# New Here.. Failing Marriage



## NGWife (Sep 27, 2014)

I got married when I was 20, almost 3 years ago. Last year, on Halloween, my husband decided to tell me he didn't love me anymore. He was also having a relationship with a coworker that I had been begging him to stop texting for months because she would make "jokes" about him coming over to help her with things. Anyway, my husband moved out for 2 months, and I begged him to come back. After I found out about the affair, I started to give up. I reached out to old friends, I was getting my appetite back, and not crying as much. I even went to counseling on my own. Right before our anniversary, he decided he wanted to work things out with me. I was skeptical, but my marriage meant a lot to me and I take my vows seriously. So I agreed to try and work things out. 

Soon after he came home (like literally a week or so), I got pregnant. We had our daughter early, and after we brought her home from the NICU, things with my husband really started to bother me. He doesn't help me out very much, and I realized that, since I became pregnant, we never really worked through our issues. Now I'm having trouble believing I can be happy in this marriage anymore. I hate feeling that way, because I want my daughter to have her parents together, but I also want her to follow whatever makes her happy in life, and I don't know how I can expect that if I don't even do it. I have talked to my husband about this, but I don't know what to expect because we're having the same fights we've been having for years. I have no idea what to do. I need to find myself again. I just don't know if he's willing to really make the changes to make it work this time. Anyone felt this way before?


----------



## Regret214 (Apr 22, 2012)

Your story is written on many pages of TAM. It goes like this: wayward spouse has an affair. Betrayed spouse wants to work it out. The affair is swept under the rug and the wayward spouse, having no consequences for their actions never truly helps the betrayed heal. Years go by and the betrayed always wonders why they have a shadow of suspicion and even fear stalking them every day.

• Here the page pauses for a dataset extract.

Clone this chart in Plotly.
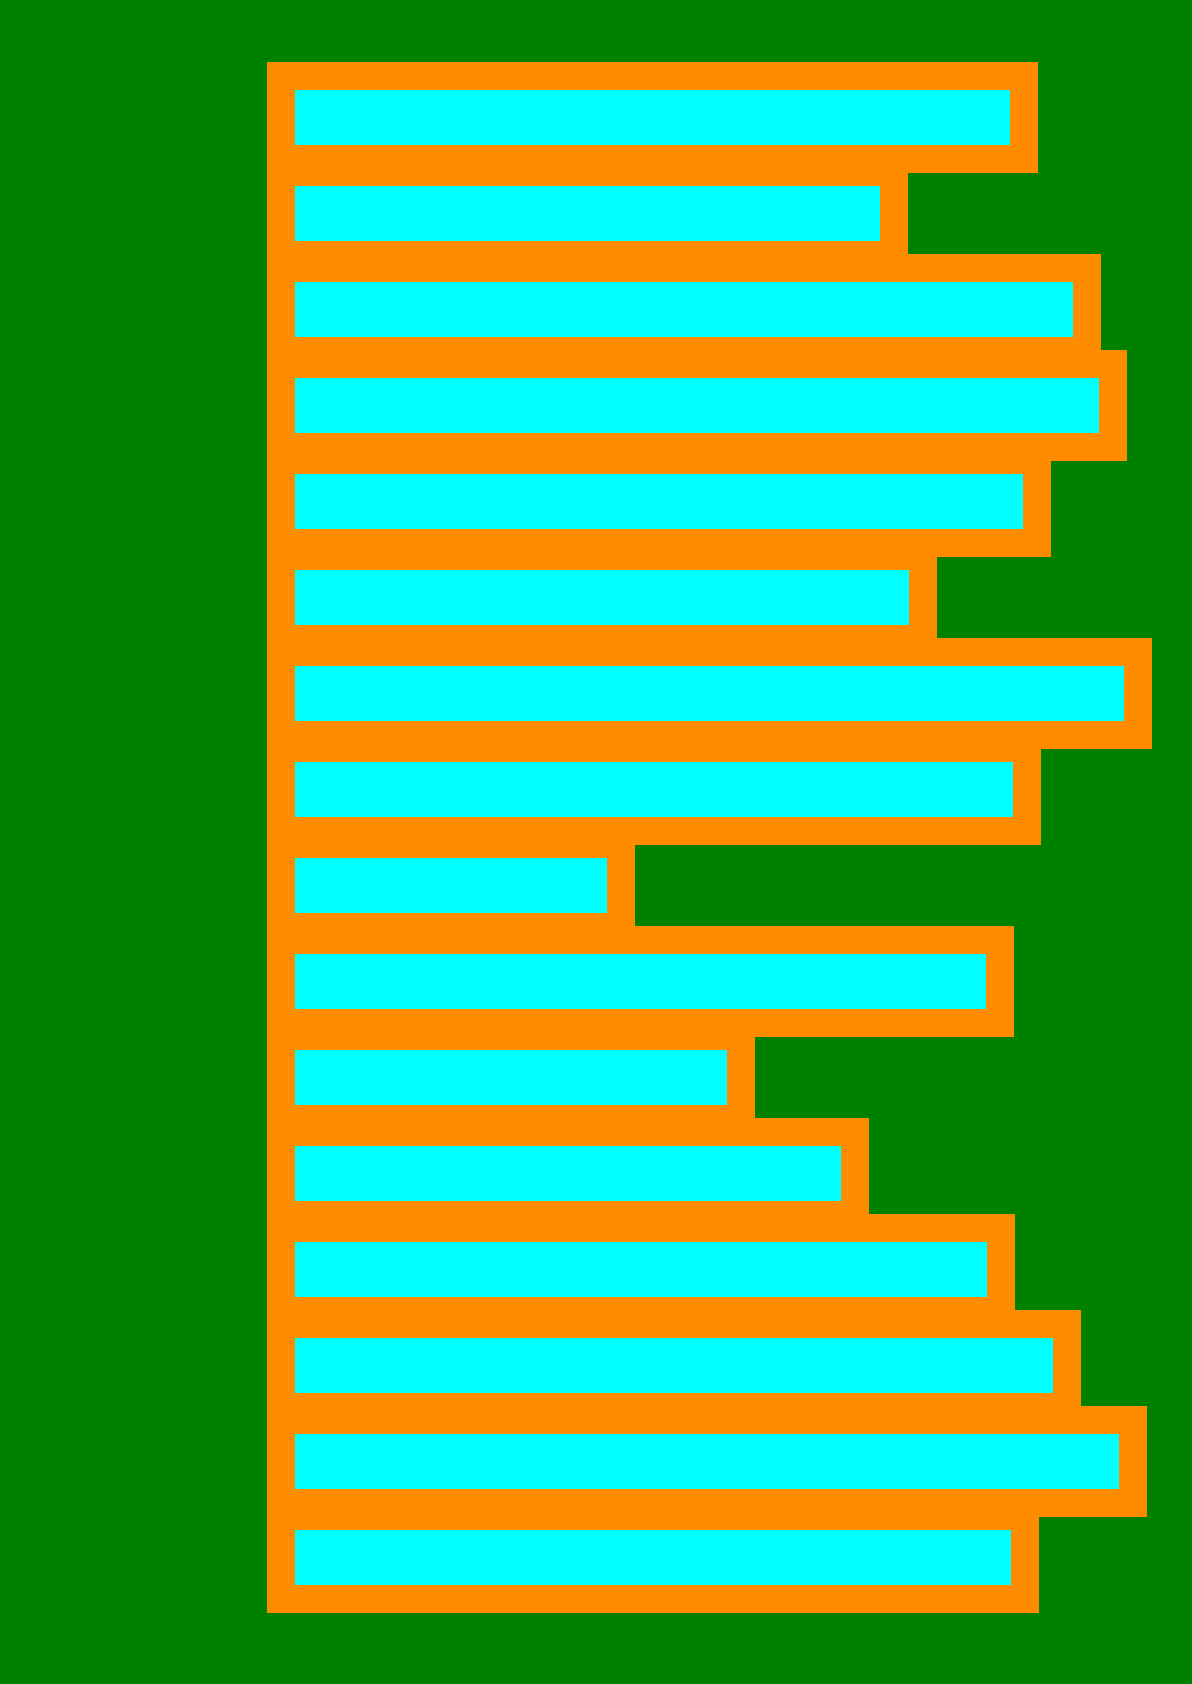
import plotly.graph_objects as go

# Categories listed top to bottom (labels are not shown in the chart)
categories = [f"Item {i}" for i in range(1, 17)]
values = [74.3, 61.3, 80.6, 83.2, 75.6, 64.2, 85.7, 74.6,
          34.0, 71.9, 46.0, 57.4, 72.0, 78.6, 85.2, 74.4]

fig = go.Figure(
    go.Bar(
        x=values,
        y=categories,
        orientation="h",
        marker=dict(color="#00FFFF", line=dict(color="#FF8C00", width=28)),
        hoverinfo="skip",
    )
)

fig.update_layout(
    width=1192,
    height=1684,
    margin=dict(l=260, r=11, t=50, b=50),
    paper_bgcolor="green",
    plot_bgcolor="green",
    bargap=0.135,
    showlegend=False,
    xaxis=dict(range=[-2.1, 90], showgrid=False, zeroline=False,
               showticklabels=False, showline=False, ticks=""),
    yaxis=dict(range=[15.796875, -0.703125], showgrid=False, zeroline=False,
               showticklabels=False, showline=False, ticks=""),
)

fig.write_html("out.html")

All because there was never any real attempt to work on the issues that lead up to the affair.

Another few years go by and the poster comes back to TAM starting a thread about multiple affairs during their "reconciliation".


Don't be that person.
_Posted via Mobile Device_


----------



## Calibre1212 (Aug 11, 2014)

It's not about finding yourself as much as it is about finding your self- respect. Children need to grow up in homes where each adult has a healthy dose of self-respect and respect for each other. It is the model of how they will respect themselves through childhood and as adults. If that's not present in the home in the future, don't try to save a marriage by yourself. But do try "good" marriage counseling together to see if that can help before any major decisions are made.

P.S. Please read the Newbie thread by AlmostRecovered in my signature below.


----------



## drifting on (Nov 22, 2013)

NGWife

Listen to Regret214 and let her words sink in. Then read it again, let it sink in more. One of the biggest issues I had with my WW were consequences. There is no guarantee my WW will not cheat again. To be blunt if you attempt to R you will be taking a leap of faith. Trust your gut. Get into marriage counseling and IC for either of you if you need it. What were his reasons for cheating? He will have to do some strong self reflecting to fix these issues. I am eight months from d-day myself, so not the most experienced or even good at giving advice for that matter. It's what my WW and I have done to repair our marriage. 

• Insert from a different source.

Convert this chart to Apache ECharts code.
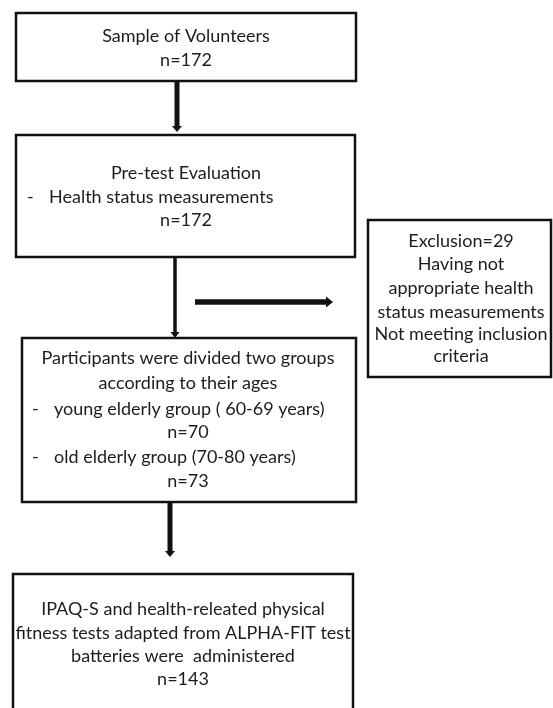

Read all that reply to you and use what fits you best. I find that the differing opinions on here is great. You basically see things from every angle, some you never saw as your world just exploded. You will get good information here as well as stories that may inspire you. One of the stories that inspired me was regret214 and somedaydig. Look up some of somedaydigs threads and read them. Somedaydig and regret214 helped me more then they will ever know. 

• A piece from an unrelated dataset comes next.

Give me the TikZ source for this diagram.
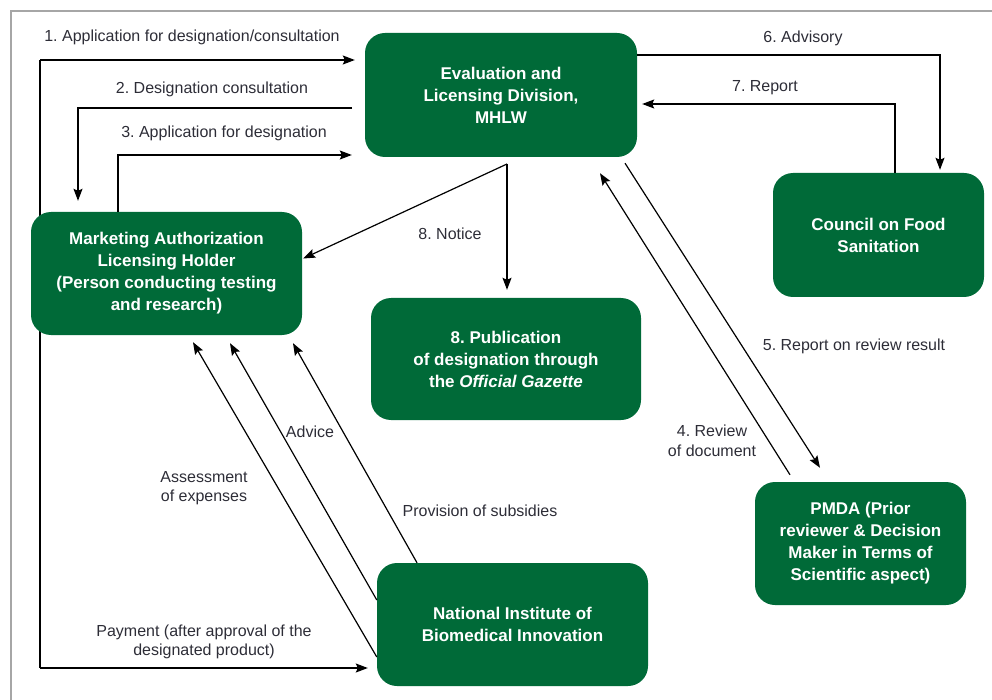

To regret214 and somedaydig, thank you.
_Posted via Mobile Device_


----------



## thatbpguy (Dec 24, 2012)

Your husband has some hard decisions to make. Chief among those is the immediate world he wants his child to grow up in. And that world begins and ends with you. He needs an ultimatum. Make positive changes for marriage or see his child every other weekend until age 18. I would not delay.


----------



## turnera (Jan 22, 2010)

What have you told him he must now DO, now that the baby is here?


----------



## commonsenseisn't (Aug 13, 2014)

Know this fact: you must be willing to lose your marriage in order to save it. 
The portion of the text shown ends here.